Nous
tombons à présent (c’est le mot) sur l’affreuse séquence qui, dans
l’ « Amadeus » nouvelle manière, dépasse les bornes
de la malhonnêteté intellectuelle ; LA séquence qui m’a d’ailleurs
poussée à réagir alors que la scène originale – tout aussi imaginaire,
d’ailleurs – commençait si bien : voyant que son mari refuse de soumettre son
travail à l’approbation d’un comité de lecture et désireuse de l’aider à
obtenir ce poste à la cour, Constance, de son propre chef, montre à Salieri un
florilège des oeuvres de son époux ; ce qui nous vaut l’une des plus
belles scènes du film, aussi crédible qu’intelligemment pédagogique :
Salieri, à la fois pétrifié d’admiration et dévoré de jalousie, lit avec
avidité les manuscrits si parfaits de Mozart, ces premiers jets sans la moindre
rature que Constance lui a apportés et qui, aux dires de la jeune femmes, sont
des originaux car son mari « ne fait pas de copie ». Jusqu’ici tout
va bien car la description que le Salieri (rêvé) de Milos Forman fait de la
musique de Mozart est d’une parfaite justesse : « une musique comme jamais musique ne fut achevée :
déplacer une seule note, et on serait allé vers l’amoindrissement. Déplacer
une seule phrase, et on aurait vu la structure s’effondrer ». On ne
saurait mieux dire.
Pourquoi
a-t-il fallu que cet épisode magique soit à ce point dégradé ? Car Salieri
– lui qui affirme, au début du film, avoir fait vœu de chasteté – ordonne alors
à Constance de revenir seule, le soir-même, pour recevoir sa réponse. Ce que la
jeune femme, terrifiée mais prête à tout pour que son mari obtienne enfin un
poste fixe, accepte la mort dans l’âme. Nous avons donc droit à un strip- tease
partiel de Constance que Salieri, l’air mauvais, fait renvoyer par un valet au
moment où elle s’apprêtait à « enlever le bas » - lui infligeant
ainsi une humiliation supplémentaire.
Dans
cette scène grotesque, deux personnes se retrouvent en fait avilies : le
vrai Salieri bien sûr, qui n’eut jamais besoin de menaces ni de chantage pour
avoir toutes les femmes qu’il voulait, mais surtout la vraie Constance, que
trop de biographes ont fait passer pour une femme facile alors que nous avons
si peu de documents la concernant ; et tout cela à cause de deux lettres de son
mari – ou plutôt de l’interprétation erronée que beaucoup en ont faite.
Lettre
du 16 avril 1789, écrite pendant la première séparation du couple après sept
ans de mariage : « Je te demande de prendre garde à ta
conduite, non seulement à ton et à mon honneur, mais même aux apparences. Ne te
fâche pas de cette demande. Tu dois m’aimer d’autant plus, pour la façon dont
je tiens à l’honneur ». Loin de révéler les infidélités supposées de
Constance, ce petit mot trahit pour moi la peur irrationnelle de n’être pas
aimé qui taraudait son mari. Car Mozart sera tout aussi soucieux de la vertu de
sa femme trois mois plus tard, lorsque Constance, alors enceinte de huit mois,
récupèrera à Baden de la grave maladie infectieuse qui faillit
l’emporter ; un état qui, vous en conviendrez, ne prédispose pas vraiment
à la bagatelle ! Ces lignes écrites à la mi-août 1789 sont
révélatrices de l’insécurité affective du compositeur : « En ce qui concerne ton pied, il ne te faut
que prendre patience… Je suis donc enchanté lorsque tu es gaie !

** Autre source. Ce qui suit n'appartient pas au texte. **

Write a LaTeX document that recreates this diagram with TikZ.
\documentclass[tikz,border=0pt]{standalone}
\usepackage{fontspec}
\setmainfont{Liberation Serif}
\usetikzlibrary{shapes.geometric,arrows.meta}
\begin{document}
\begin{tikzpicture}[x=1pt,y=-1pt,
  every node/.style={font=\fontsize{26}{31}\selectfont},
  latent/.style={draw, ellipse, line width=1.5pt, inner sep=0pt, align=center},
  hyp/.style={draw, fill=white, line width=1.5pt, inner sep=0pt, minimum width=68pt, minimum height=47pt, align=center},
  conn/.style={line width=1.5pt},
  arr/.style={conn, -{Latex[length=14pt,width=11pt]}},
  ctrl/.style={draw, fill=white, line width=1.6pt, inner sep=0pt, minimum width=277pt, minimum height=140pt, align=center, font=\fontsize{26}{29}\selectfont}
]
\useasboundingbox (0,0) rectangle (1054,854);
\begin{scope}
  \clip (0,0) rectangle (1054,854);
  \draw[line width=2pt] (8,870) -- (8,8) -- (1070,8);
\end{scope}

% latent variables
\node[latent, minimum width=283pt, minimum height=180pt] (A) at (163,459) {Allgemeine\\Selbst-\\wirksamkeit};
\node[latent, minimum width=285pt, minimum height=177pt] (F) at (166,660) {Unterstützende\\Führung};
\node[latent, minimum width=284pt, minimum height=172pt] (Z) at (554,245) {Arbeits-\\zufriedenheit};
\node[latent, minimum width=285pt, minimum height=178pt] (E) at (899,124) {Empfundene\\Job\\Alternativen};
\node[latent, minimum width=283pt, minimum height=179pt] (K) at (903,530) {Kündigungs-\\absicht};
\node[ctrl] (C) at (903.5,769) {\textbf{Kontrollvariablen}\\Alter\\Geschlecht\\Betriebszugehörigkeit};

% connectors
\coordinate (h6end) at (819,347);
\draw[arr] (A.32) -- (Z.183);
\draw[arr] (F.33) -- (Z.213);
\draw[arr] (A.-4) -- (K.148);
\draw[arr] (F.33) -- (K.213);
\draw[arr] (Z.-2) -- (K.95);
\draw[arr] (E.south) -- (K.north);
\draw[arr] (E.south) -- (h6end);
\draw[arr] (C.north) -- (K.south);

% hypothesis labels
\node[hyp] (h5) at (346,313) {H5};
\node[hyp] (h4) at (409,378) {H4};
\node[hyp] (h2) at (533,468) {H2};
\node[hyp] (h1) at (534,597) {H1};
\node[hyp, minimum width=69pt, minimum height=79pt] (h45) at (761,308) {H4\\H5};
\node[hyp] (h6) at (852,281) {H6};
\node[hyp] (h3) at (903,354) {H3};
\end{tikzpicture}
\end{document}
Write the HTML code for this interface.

Certes ! Mais je souhaiterais que tu ne sois pas aussi familière que tu
l’as été jusqu’ici. Souviens-toi seulement que tu m’as avoué un jour être trop
liante ! Ne me tourmente pas avec
une jalousie inutile !».
Nous
ne savons quasiment rien de Constance Mozart, qui a détruit ses propres lettres
en ne laissant à la postérité que deux ou trois post-scriptum sans intérêt.
Mais cela ne donne à personne le droit de caricaturer ainsi une femme que
Mozart déclara, tant de fois, « aimer de tout son cœur ».